After batting just .200 in 30 at-bats against the Phillies while playing with Richmond, Joseph enjoys his new job. Now, all he has to do is help the Phillies' pitchers get batters out, rather than face them.
"It's a little different. To tell you the truth, when I used to play against Reading I didn't fare to well at the plate," Joseph said. "They have good arms here and it's just fun to be able to catch them now and know that I don't have to hit against them anymore."
A change of scenery has also benefitted Joseph's hitting. He was batting .313 in his first five games before going 0-for-4 on Sunday night, dropping his average to .250. He batted .260 clip in 80 games for the Flying Squirrels.

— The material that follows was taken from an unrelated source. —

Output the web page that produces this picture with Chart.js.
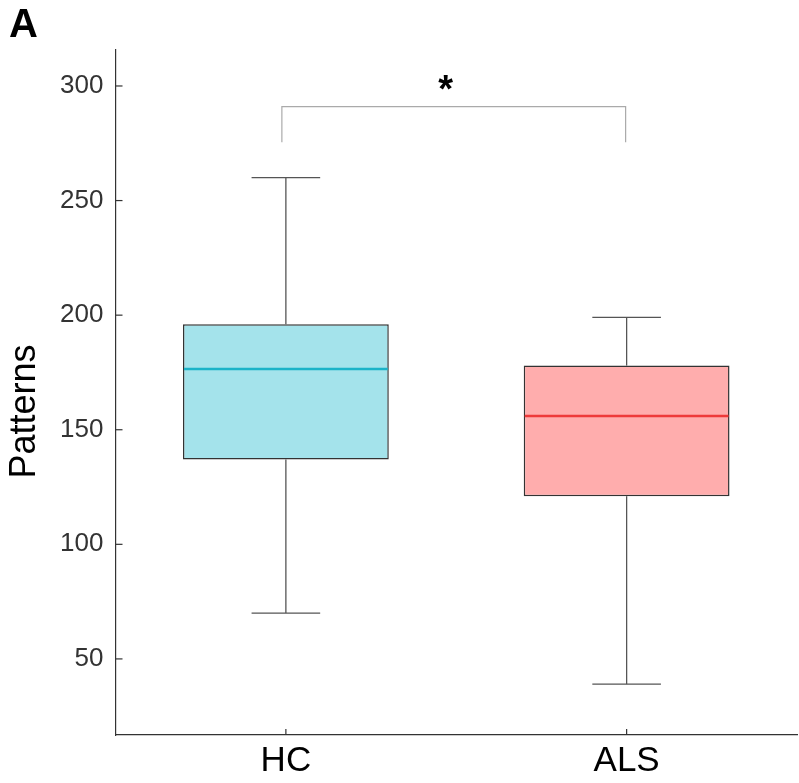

Joseph will likely finish out the remaining month of the Eastern League season in Reading with what appears to be a bright future in store. Joseph, along with Sebastian Valle, who was promoted to Triple A Lehigh Valley after Joseph was acquired, is considered one of the catchers of the future in the Phillies organization. The big club will hope 33-year-old Carlos Ruiz has a couple of good seasons left in him, but eventually it likely will be Joseph and the 22-year-old Valle left to inherit the reins of the Phillies pitching staff. Joseph's ability to play first base provides further options if both he and Valle continue to show big-league promise.
Joseph said he tried not to think about other members of the organization while he was in the Giants system, and will continue to do so while in Philadelphia. But one would think playing behind Buster Posey, 25 years old and just named to his first All-Star team, might be discouraging for a young backstop trying to break into the big leagues himself. Now a member of the Phillies, Joseph will continue to concentrate on his own performance, but was grateful he holds his future in his hands.
"It's nice that people think that highly of you. It's a pretty cool honor to have, but that doesn't mean I have to stop working. It's not given to me," Joseph said. "So I've got to keep working and will hopefully one day become the future catcher of the Phillies."